[WHAT NEEDS TO BE DONE] Start at the line containing "Give me the Plotly source for this chart.", stop at the line containing "0.958, 1.000, 1.000]", and please reproduce every line in between, both ends included, without pictures.

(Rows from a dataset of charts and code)
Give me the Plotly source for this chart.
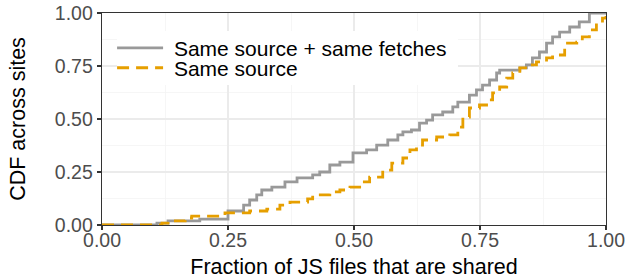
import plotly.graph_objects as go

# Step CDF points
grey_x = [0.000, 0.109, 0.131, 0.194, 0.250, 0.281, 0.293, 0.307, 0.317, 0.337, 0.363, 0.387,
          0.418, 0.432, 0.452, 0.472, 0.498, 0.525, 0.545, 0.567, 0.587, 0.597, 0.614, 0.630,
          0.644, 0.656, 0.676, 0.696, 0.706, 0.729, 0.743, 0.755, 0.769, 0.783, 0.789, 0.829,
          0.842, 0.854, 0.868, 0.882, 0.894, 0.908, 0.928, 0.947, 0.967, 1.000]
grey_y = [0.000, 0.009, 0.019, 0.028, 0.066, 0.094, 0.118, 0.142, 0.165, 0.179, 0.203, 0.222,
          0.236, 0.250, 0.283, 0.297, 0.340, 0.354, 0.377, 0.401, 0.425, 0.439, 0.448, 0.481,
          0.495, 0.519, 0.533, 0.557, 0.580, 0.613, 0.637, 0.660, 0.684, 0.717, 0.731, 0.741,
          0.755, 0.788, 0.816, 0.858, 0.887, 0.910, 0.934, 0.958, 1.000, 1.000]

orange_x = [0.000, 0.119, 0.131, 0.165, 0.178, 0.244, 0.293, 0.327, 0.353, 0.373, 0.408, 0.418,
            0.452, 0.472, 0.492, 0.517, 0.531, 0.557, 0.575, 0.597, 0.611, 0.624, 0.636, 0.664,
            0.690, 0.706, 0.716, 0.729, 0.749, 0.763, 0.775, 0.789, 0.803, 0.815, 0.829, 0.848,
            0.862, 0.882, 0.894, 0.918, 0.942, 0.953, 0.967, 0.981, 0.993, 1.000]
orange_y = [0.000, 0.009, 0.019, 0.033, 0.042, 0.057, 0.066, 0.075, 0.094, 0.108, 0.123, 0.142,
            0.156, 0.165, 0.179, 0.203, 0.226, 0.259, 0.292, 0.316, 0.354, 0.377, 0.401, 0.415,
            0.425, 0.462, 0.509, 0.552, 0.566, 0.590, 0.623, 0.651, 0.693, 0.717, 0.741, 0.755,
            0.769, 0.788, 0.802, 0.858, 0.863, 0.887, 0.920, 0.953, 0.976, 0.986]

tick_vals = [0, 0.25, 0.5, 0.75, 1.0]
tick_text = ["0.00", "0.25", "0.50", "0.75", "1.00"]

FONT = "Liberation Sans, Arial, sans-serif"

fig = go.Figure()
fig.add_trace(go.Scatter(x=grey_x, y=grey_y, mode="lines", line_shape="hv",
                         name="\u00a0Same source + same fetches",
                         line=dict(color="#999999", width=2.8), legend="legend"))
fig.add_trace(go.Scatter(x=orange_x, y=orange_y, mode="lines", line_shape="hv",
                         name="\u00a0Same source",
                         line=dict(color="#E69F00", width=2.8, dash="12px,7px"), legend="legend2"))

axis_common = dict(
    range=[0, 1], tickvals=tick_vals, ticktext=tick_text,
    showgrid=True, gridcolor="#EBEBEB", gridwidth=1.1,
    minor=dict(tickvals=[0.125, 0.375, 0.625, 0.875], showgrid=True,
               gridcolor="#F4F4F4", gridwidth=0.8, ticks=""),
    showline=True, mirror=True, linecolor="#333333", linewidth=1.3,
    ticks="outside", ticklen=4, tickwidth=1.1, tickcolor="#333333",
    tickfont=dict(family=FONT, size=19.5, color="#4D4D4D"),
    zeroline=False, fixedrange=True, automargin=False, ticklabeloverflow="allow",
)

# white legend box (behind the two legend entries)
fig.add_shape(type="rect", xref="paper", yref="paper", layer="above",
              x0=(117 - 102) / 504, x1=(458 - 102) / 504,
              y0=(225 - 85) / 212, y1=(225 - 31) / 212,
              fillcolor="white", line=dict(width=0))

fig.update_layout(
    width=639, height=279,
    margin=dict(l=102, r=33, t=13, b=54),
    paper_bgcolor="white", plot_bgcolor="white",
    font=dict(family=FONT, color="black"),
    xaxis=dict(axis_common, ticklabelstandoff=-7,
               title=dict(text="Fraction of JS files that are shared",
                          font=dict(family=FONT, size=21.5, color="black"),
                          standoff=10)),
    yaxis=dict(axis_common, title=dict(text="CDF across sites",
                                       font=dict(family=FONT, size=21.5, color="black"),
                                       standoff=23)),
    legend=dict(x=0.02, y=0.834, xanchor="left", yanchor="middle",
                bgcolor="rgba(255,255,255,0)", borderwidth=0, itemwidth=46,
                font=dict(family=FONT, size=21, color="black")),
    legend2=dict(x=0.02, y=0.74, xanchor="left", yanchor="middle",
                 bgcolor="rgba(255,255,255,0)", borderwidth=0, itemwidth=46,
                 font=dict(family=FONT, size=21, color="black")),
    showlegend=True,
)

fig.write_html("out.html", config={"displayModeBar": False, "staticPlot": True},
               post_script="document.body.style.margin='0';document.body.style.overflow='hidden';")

--

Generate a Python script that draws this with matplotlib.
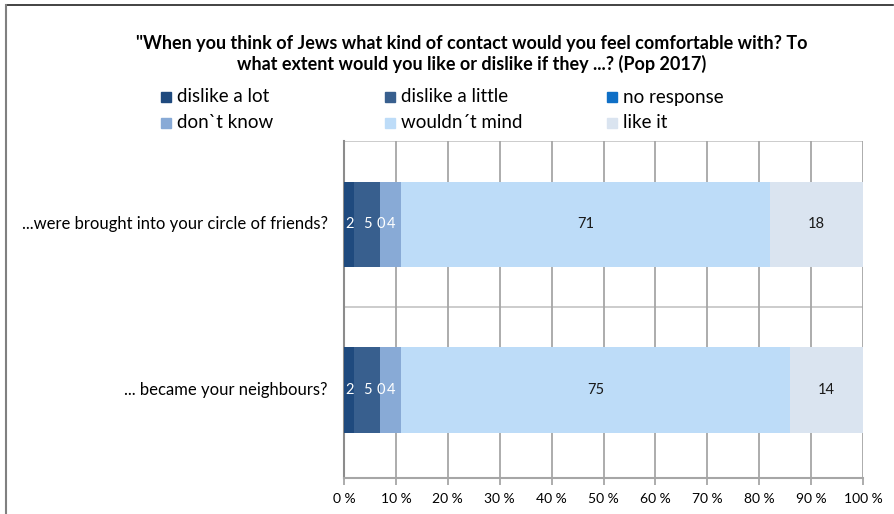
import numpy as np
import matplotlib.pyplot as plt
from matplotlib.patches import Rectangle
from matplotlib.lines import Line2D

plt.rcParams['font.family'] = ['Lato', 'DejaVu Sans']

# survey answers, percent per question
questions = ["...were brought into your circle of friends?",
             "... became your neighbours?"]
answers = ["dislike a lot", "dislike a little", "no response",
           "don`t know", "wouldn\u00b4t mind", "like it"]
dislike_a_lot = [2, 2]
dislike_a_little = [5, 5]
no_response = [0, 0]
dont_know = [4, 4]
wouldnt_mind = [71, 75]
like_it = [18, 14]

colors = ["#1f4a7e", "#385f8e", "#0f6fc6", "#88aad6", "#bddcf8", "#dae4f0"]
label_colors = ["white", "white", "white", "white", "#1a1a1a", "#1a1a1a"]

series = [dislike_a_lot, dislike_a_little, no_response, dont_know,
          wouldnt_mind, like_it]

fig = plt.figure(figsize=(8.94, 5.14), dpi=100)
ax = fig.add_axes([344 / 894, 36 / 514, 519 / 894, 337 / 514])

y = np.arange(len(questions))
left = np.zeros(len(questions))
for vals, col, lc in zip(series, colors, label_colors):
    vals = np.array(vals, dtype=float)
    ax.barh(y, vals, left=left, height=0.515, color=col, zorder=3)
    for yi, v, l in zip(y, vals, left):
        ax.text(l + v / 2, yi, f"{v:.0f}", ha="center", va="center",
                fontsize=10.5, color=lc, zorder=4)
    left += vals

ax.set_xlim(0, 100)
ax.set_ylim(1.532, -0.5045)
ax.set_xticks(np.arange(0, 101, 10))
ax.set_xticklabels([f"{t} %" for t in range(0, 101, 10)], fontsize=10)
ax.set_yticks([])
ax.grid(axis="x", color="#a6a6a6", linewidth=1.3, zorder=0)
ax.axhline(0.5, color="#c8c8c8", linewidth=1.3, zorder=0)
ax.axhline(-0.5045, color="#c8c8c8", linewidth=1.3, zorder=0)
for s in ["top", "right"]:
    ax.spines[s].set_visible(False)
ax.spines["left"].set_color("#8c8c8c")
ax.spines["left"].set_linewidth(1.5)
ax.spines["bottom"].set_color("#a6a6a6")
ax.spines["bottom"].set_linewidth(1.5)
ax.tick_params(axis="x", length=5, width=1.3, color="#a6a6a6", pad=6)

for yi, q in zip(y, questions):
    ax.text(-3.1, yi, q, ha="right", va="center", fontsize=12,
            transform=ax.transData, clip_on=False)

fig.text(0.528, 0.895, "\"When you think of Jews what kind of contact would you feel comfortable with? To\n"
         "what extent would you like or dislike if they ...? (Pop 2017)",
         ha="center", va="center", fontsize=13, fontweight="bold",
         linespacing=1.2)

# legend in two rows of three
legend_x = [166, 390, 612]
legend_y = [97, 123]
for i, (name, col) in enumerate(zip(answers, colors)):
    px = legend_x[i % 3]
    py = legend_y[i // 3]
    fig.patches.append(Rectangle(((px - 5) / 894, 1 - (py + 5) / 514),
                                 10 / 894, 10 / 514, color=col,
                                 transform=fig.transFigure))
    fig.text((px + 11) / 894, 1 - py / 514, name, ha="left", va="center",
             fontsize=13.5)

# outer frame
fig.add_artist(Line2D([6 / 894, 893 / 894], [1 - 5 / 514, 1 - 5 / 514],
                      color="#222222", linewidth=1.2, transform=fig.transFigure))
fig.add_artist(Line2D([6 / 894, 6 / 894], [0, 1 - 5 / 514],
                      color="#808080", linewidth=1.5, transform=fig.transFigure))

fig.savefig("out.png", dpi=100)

[CORRECT RESULT]
Give me the Plotly source for this chart.
import plotly.graph_objects as go

# Step CDF points
grey_x = [0.000, 0.109, 0.131, 0.194, 0.250, 0.281, 0.293, 0.307, 0.317, 0.337, 0.363, 0.387,
          0.418, 0.432, 0.452, 0.472, 0.498, 0.525, 0.545, 0.567, 0.587, 0.597, 0.614, 0.630,
          0.644, 0.656, 0.676, 0.696, 0.706, 0.729, 0.743, 0.755, 0.769, 0.783, 0.789, 0.829,
          0.842, 0.854, 0.868, 0.882, 0.894, 0.908, 0.928, 0.947, 0.967, 1.000]
grey_y = [0.000, 0.009, 0.019, 0.028, 0.066, 0.094, 0.118, 0.142, 0.165, 0.179, 0.203, 0.222,
          0.236, 0.250, 0.283, 0.297, 0.340, 0.354, 0.377, 0.401, 0.425, 0.439, 0.448, 0.481,
          0.495, 0.519, 0.533, 0.557, 0.580, 0.613, 0.637, 0.660, 0.684, 0.717, 0.731, 0.741,
          0.755, 0.788, 0.816, 0.858, 0.887, 0.910, 0.934, 0.958, 1.000, 1.000]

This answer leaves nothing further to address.